## Materials provided
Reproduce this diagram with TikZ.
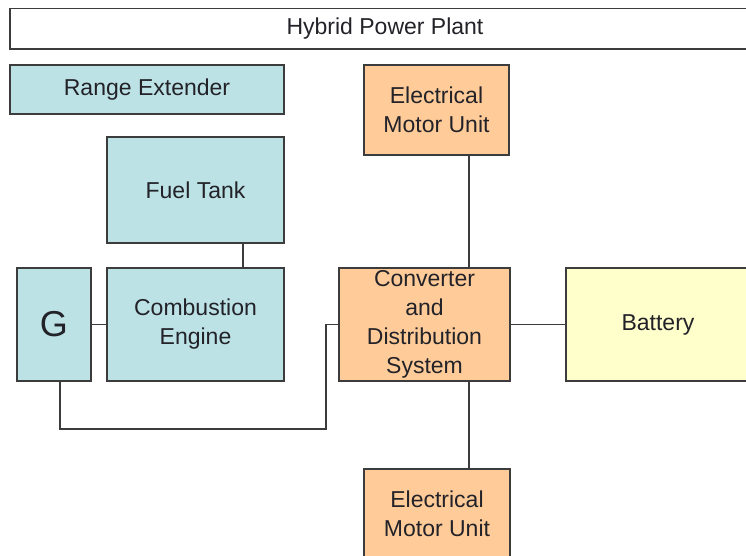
\documentclass[tikz,border=0pt]{standalone}
\usepackage{fontspec}
\setmainfont{Liberation Sans}
\definecolor{bluefill}{HTML}{BCE2E5}
\definecolor{orangefill}{HTML}{FFCC99}
\definecolor{yellowfill}{HTML}{FFFFCC}
\definecolor{edge}{HTML}{3C3C3C}
\definecolor{txt}{HTML}{222228}
\tikzset{
  box/.style={draw=edge, line width=1.8pt, inner sep=0pt, align=center, text=txt,
    font=\fontsize{23}{29}\selectfont},
  bluebox/.style={box, fill=bluefill},
  orangebox/.style={box, fill=orangefill},
  yellowbox/.style={box, fill=yellowfill},
  conn/.style={draw=edge, line width=1.8pt}
}
\begin{document}
\begin{tikzpicture}[x=1pt,y=-1pt]
\useasboundingbox (0,0) rectangle (746,556);
\clip (0,0) rectangle (746,556);
\fill[white] (0,0) rectangle (746,556);
\node[box, fill=white, minimum width=750pt, minimum height=40.5pt] (hybrid) at (385,28.75) {Hybrid Power Plant};
\node[bluebox, minimum width=274pt, minimum height=49pt] (range) at (147,89.5) {Range Extender};
\node[bluebox, minimum width=177pt, minimum height=106pt] (tank) at (195.5,190) {Fuel Tank};
\node[bluebox, minimum width=74pt, minimum height=113pt, font=\fontsize{36}{40}\selectfont] (gen) at (54,324.5) {G};
\node[bluebox, minimum width=177pt, minimum height=113pt] (engine) at (195.5,324.5) {Combustion\\Engine};
\node[orangebox, minimum width=171pt, minimum height=113pt] (conv) at (424.5,324.5) {Converter\\and\\Distribution\\System};
\node[yellowbox, minimum width=184pt, minimum height=113pt] (battery) at (658,324.5) {Battery};
\node[orangebox, minimum width=145pt, minimum height=90pt] (emu1) at (436.5,110) {Electrical\\Motor Unit};
\node[orangebox, minimum width=146pt, minimum height=90pt] (emu2) at (437,514) {Electrical\\Motor Unit};
\coordinate (ft) at (243,0);
\coordinate (v) at (469,0);
\coordinate (c1) at (60,429);
\coordinate (c2) at (326,429);
\draw[conn] (ft |- tank.south) -- (ft |- engine.north);
\draw[conn] (gen.east) -- (engine.west);
\draw[conn] (c1 |- gen.south) -- (c1) -- (c2) |- (conv.west);
\draw[conn] (v |- emu1.south) -- (v |- conv.north);
\draw[conn] (v |- conv.south) -- (v |- emu2.north);
\draw[conn] (conv.east) -- (battery.west);
\end{tikzpicture}
\end{document}
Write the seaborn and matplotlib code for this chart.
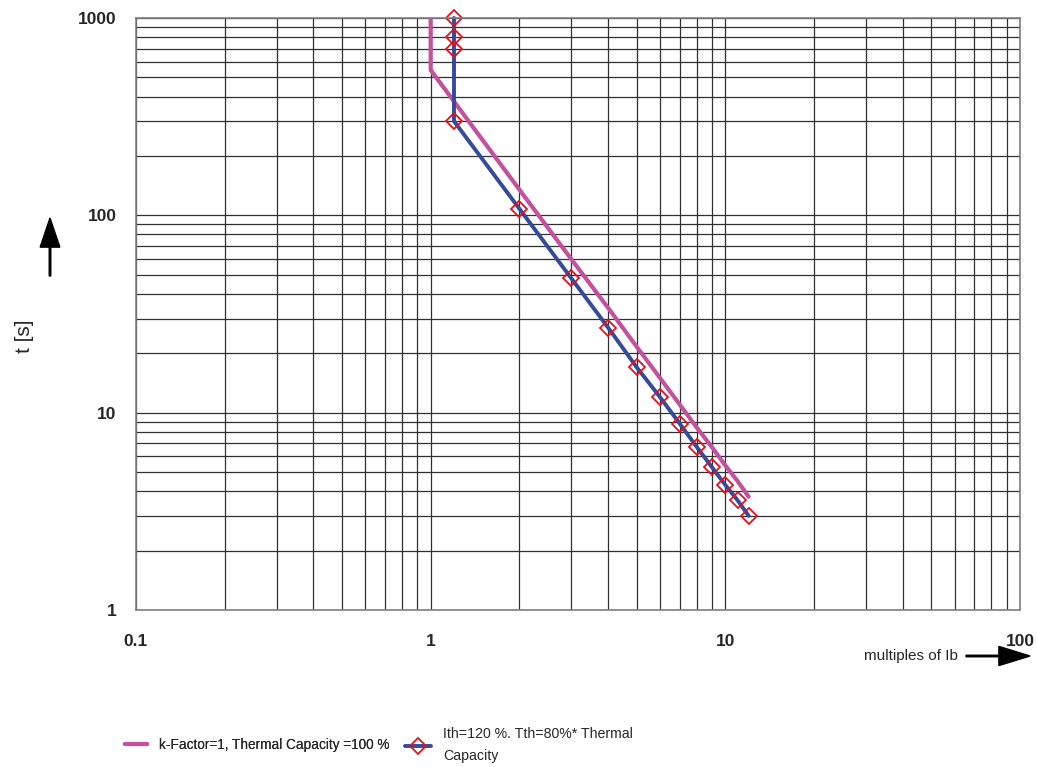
import numpy as np
import pandas as pd
import matplotlib
matplotlib.use('Agg')
import matplotlib.pyplot as plt
import seaborn as sns
from matplotlib.ticker import LogLocator, NullFormatter, FixedFormatter, FixedLocator

# k-Factor=1, Thermal Capacity = 100 %
k_current = [1, 1, 2, 3, 4, 5, 6, 7, 8, 9, 10, 11, 12]
k_time = [1000, 545, 135, 60, 34, 21.6, 15, 11, 8.4, 6.7, 5.4, 4.5, 3.75]

# Ith=120 %, Tth=80 % * Thermal Capacity
i_current = [1.2, 1.2, 1.2, 1.2, 2, 3, 4, 5, 6, 7, 8, 9, 10, 11, 12]
i_time = [1000, 800, 700, 300, 108, 48, 27, 17, 12, 8.8, 6.7, 5.3, 4.3, 3.6, 3.0]

x_ticks = [0.1, 1, 10, 100]
x_labels = ['0.1', '1', '10', '100']
y_ticks = [1, 10, 100, 1000]
y_labels = ['1', '10', '100', '1000']

label_k = 'k-Factor=1, Thermal Capacity =100 %'
label_i = 'Ith=120 %. Tth=80%* Thermal\nCapacity'

df_k = pd.DataFrame({'I': k_current, 't': k_time})
df_i = pd.DataFrame({'I': i_current, 't': i_time})

sns.set_style('white')
plt.rcParams['font.family'] = ['Liberation Sans', 'DejaVu Sans']

fig = plt.figure(figsize=(10.37, 7.67), dpi=100)
ax = fig.add_axes([136 / 1037, 1 - 610 / 767, 884 / 1037, 592 / 767])

sns.lineplot(data=df_k, x='I', y='t', ax=ax, sort=False, estimator=None,
             color='#C4519B', lw=3.0, label=label_k, legend=False)
sns.lineplot(data=df_i, x='I', y='t', ax=ax, sort=False, estimator=None,
             color='#344A9A', lw=2.8, marker='D', markersize=8.5,
             markerfacecolor='none', markeredgecolor='#E8101E',
             markeredgewidth=1.3, label=label_i, legend=False, clip_on=False)

ax.set_xscale('log')
ax.set_yscale('log')
ax.set_xlim(0.1, 100)
ax.set_ylim(1, 1000)

ax.xaxis.set_major_locator(FixedLocator(x_ticks))
ax.xaxis.set_major_formatter(FixedFormatter(x_labels))
ax.yaxis.set_major_locator(FixedLocator(y_ticks))
ax.yaxis.set_major_formatter(FixedFormatter(y_labels))
ax.xaxis.set_minor_locator(LogLocator(base=10, subs=np.arange(2, 10)))
ax.yaxis.set_minor_locator(LogLocator(base=10, subs=np.arange(2, 10)))
ax.xaxis.set_minor_formatter(NullFormatter())
ax.yaxis.set_minor_formatter(NullFormatter())

ax.grid(which='both', color='#303030', lw=0.9)
ax.set_axisbelow(True)
for s in ax.spines.values():
    s.set_color('#808080')
    s.set_linewidth(1.2)

ax.tick_params(axis='both', which='both', direction='out', length=4,
               color='#404040', width=0.8)
ax.tick_params(axis='x', which='major', pad=13, labelsize=12.5)
ax.tick_params(axis='y', which='major', pad=10, labelsize=12.5)
for t in ax.get_xticklabels() + ax.get_yticklabels():
    t.set_fontweight('bold')

ax.set_xlabel('')
ax.set_ylabel('')

# axis captions with arrows
fig.text(24 / 1037, 1 - 336 / 767, 't [s]', rotation=90, ha='center',
         va='center', fontsize=15)
fig.patches.append(matplotlib.patches.FancyArrow(
    50 / 1037, 1 - 276 / 767, 0, 58 / 767, width=0.0015, head_width=0.019,
    head_length=0.038, length_includes_head=True, color='black',
    transform=fig.transFigure, figure=fig))
fig.text(958 / 1037, 1 - 656 / 767, 'multiples of Ib', ha='right',
         va='center', fontsize=11)
fig.patches.append(matplotlib.patches.FancyArrow(
    966 / 1037, 1 - 656 / 767, 64 / 1037, 0, width=0.002, head_width=0.025,
    head_length=0.03, length_includes_head=True, color='black',
    transform=fig.transFigure, figure=fig))

handles, labels = ax.get_legend_handles_labels()
leg1 = fig.legend(handles[:1], labels[:1], loc='center left',
                  bbox_to_anchor=(125 / 1037, 1 - 745 / 767), frameon=False,
                  fontsize=9.8, handlelength=1.6, handletextpad=0.9,
                  borderpad=0, borderaxespad=0)
fig.legend(handles[1:], labels[1:], loc='center left',
           bbox_to_anchor=(405 / 1037, 1 - 745 / 767), frameon=False,
           fontsize=10.2, handlelength=1.8, handletextpad=0.9,
           borderpad=0, borderaxespad=0)
fig.add_artist(leg1)
for leg in fig.legends:
    for txt in leg.get_texts():
        txt.set_linespacing(1.7)

fig.savefig('out.png', dpi=100)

## Exercise details
Images do not belong in the copy; reproduce all other parts of the records above verbatim.

## Task output
Reproduce this diagram with TikZ.
\documentclass[tikz,border=0pt]{standalone}
\usepackage{fontspec}
\setmainfont{Liberation Sans}
\definecolor{bluefill}{HTML}{BCE2E5}
\definecolor{orangefill}{HTML}{FFCC99}
\definecolor{yellowfill}{HTML}{FFFFCC}
\definecolor{edge}{HTML}{3C3C3C}
\definecolor{txt}{HTML}{222228}
\tikzset{
  box/.style={draw=edge, line width=1.8pt, inner sep=0pt, align=center, text=txt,
    font=\fontsize{23}{29}\selectfont},
  bluebox/.style={box, fill=bluefill},
  orangebox/.style={box, fill=orangefill},
  yellowbox/.style={box, fill=yellowfill},
  conn/.style={draw=edge, line width=1.8pt}
}
\begin{document}
\begin{tikzpicture}[x=1pt,y=-1pt]
\useasboundingbox (0,0) rectangle (746,556);
\clip (0,0) rectangle (746,556);
\fill[white] (0,0) rectangle (746,556);
\node[box, fill=white, minimum width=750pt, minimum height=40.5pt] (hybrid) at (385,28.75) {Hybrid Power Plant};
\node[bluebox, minimum width=274pt, minimum height=49pt] (range) at (147,89.5) {Range Extender};
\node[bluebox, minimum width=177pt, minimum height=106pt] (tank) at (195.5,190) {Fuel Tank};
\node[bluebox, minimum width=74pt, minimum height=113pt, font=\fontsize{36}{40}\selectfont] (gen) at (54,324.5) {G};
\node[bluebox, minimum width=177pt, minimum height=113pt] (engine) at (195.5,324.5) {Combustion\\Engine};
\node[orangebox, minimum width=171pt, minimum height=113pt] (conv) at (424.5,324.5) {Converter\\and\\Distribution\\System};
\node[yellowbox, minimum width=184pt, minimum height=113pt] (battery) at (658,324.5) {Battery};
\node[orangebox, minimum width=145pt, minimum height=90pt] (emu1) at (436.5,110) {Electrical\\Motor Unit};
\node[orangebox, minimum width=146pt, minimum height=90pt] (emu2) at (437,514) {Electrical\\Motor Unit};
\coordinate (ft) at (243,0);
\coordinate (v) at (469,0);
\coordinate (c1) at (60,429);
\coordinate (c2) at (326,429);
\draw[conn] (ft |- tank.south) -- (ft |- engine.north);
\draw[conn] (gen.east) -- (engine.west);
\draw[conn] (c1 |- gen.south) -- (c1) -- (c2) |- (conv.west);
\draw[conn] (v |- emu1.south) -- (v |- conv.north);
\draw[conn] (v |- conv.south) -- (v |- emu2.north);
\draw[conn] (conv.east) -- (battery.west);
\end{tikzpicture}
\end{document}
Write the seaborn and matplotlib code for this chart.
import numpy as np
import pandas as pd
import matplotlib
matplotlib.use('Agg')
import matplotlib.pyplot as plt
import seaborn as sns
from matplotlib.ticker import LogLocator, NullFormatter, FixedFormatter, FixedLocator

# k-Factor=1, Thermal Capacity = 100 %
k_current = [1, 1, 2, 3, 4, 5, 6, 7, 8, 9, 10, 11, 12]
k_time = [1000, 545, 135, 60, 34, 21.6, 15, 11, 8.4, 6.7, 5.4, 4.5, 3.75]

# Ith=120 %, Tth=80 % * Thermal Capacity
i_current = [1.2, 1.2, 1.2, 1.2, 2, 3, 4, 5, 6, 7, 8, 9, 10, 11, 12]
i_time = [1000, 800, 700, 300, 108, 48, 27, 17, 12, 8.8, 6.7, 5.3, 4.3, 3.6, 3.0]

x_ticks = [0.1, 1, 10, 100]
x_labels = ['0.1', '1', '10', '100']
y_ticks = [1, 10, 100, 1000]
y_labels = ['1', '10', '100', '1000']

label_k = 'k-Factor=1, Thermal Capacity =100 %'
label_i = 'Ith=120 %. Tth=80%* Thermal\nCapacity'

df_k = pd.DataFrame({'I': k_current, 't': k_time})
df_i = pd.DataFrame({'I': i_current, 't': i_time})

sns.set_style('white')
plt.rcParams['font.family'] = ['Liberation Sans', 'DejaVu Sans']

fig = plt.figure(figsize=(10.37, 7.67), dpi=100)
ax = fig.add_axes([136 / 1037, 1 - 610 / 767, 884 / 1037, 592 / 767])

sns.lineplot(data=df_k, x='I', y='t', ax=ax, sort=False, estimator=None,
             color='#C4519B', lw=3.0, label=label_k, legend=False)
sns.lineplot(data=df_i, x='I', y='t', ax=ax, sort=False, estimator=None,
             color='#344A9A', lw=2.8, marker='D', markersize=8.5,
             markerfacecolor='none', markeredgecolor='#E8101E',
             markeredgewidth=1.3, label=label_i, legend=False, clip_on=False)

ax.set_xscale('log')
ax.set_yscale('log')
ax.set_xlim(0.1, 100)
ax.set_ylim(1, 1000)

ax.xaxis.set_major_locator(FixedLocator(x_ticks))
ax.xaxis.set_major_formatter(FixedFormatter(x_labels))
ax.yaxis.set_major_locator(FixedLocator(y_ticks))
ax.yaxis.set_major_formatter(FixedFormatter(y_labels))
ax.xaxis.set_minor_locator(LogLocator(base=10, subs=np.arange(2, 10)))
ax.yaxis.set_minor_locator(LogLocator(base=10, subs=np.arange(2, 10)))
ax.xaxis.set_minor_formatter(NullFormatter())
ax.yaxis.set_minor_formatter(NullFormatter())

ax.grid(which='both', color='#303030', lw=0.9)
ax.set_axisbelow(True)
for s in ax.spines.values():
    s.set_color('#808080')
    s.set_linewidth(1.2)

ax.tick_params(axis='both', which='both', direction='out', length=4,
               color='#404040', width=0.8)
ax.tick_params(axis='x', which='major', pad=13, labelsize=12.5)
ax.tick_params(axis='y', which='major', pad=10, labelsize=12.5)
for t in ax.get_xticklabels() + ax.get_yticklabels():
    t.set_fontweight('bold')

ax.set_xlabel('')
ax.set_ylabel('')

# axis captions with arrows
fig.text(24 / 1037, 1 - 336 / 767, 't [s]', rotation=90, ha='center',
         va='center', fontsize=15)
fig.patches.append(matplotlib.patches.FancyArrow(
    50 / 1037, 1 - 276 / 767, 0, 58 / 767, width=0.0015, head_width=0.019,
    head_length=0.038, length_includes_head=True, color='black',
    transform=fig.transFigure, figure=fig))
fig.text(958 / 1037, 1 - 656 / 767, 'multiples of Ib', ha='right',
         va='center', fontsize=11)
fig.patches.append(matplotlib.patches.FancyArrow(
    966 / 1037, 1 - 656 / 767, 64 / 1037, 0, width=0.002, head_width=0.025,
    head_length=0.03, length_includes_head=True, color='black',
    transform=fig.transFigure, figure=fig))

handles, labels = ax.get_legend_handles_labels()
leg1 = fig.legend(handles[:1], labels[:1], loc='center left',
                  bbox_to_anchor=(125 / 1037, 1 - 745 / 767), frameon=False,
                  fontsize=9.8, handlelength=1.6, handletextpad=0.9,
                  borderpad=0, borderaxespad=0)
fig.legend(handles[1:], labels[1:], loc='center left',
           bbox_to_anchor=(405 / 1037, 1 - 745 / 767), frameon=False,
           fontsize=10.2, handlelength=1.8, handletextpad=0.9,
           borderpad=0, borderaxespad=0)
fig.add_artist(leg1)
for leg in fig.legends:
    for txt in leg.get_texts():
        txt.set_linespacing(1.7)

fig.savefig('out.png', dpi=100)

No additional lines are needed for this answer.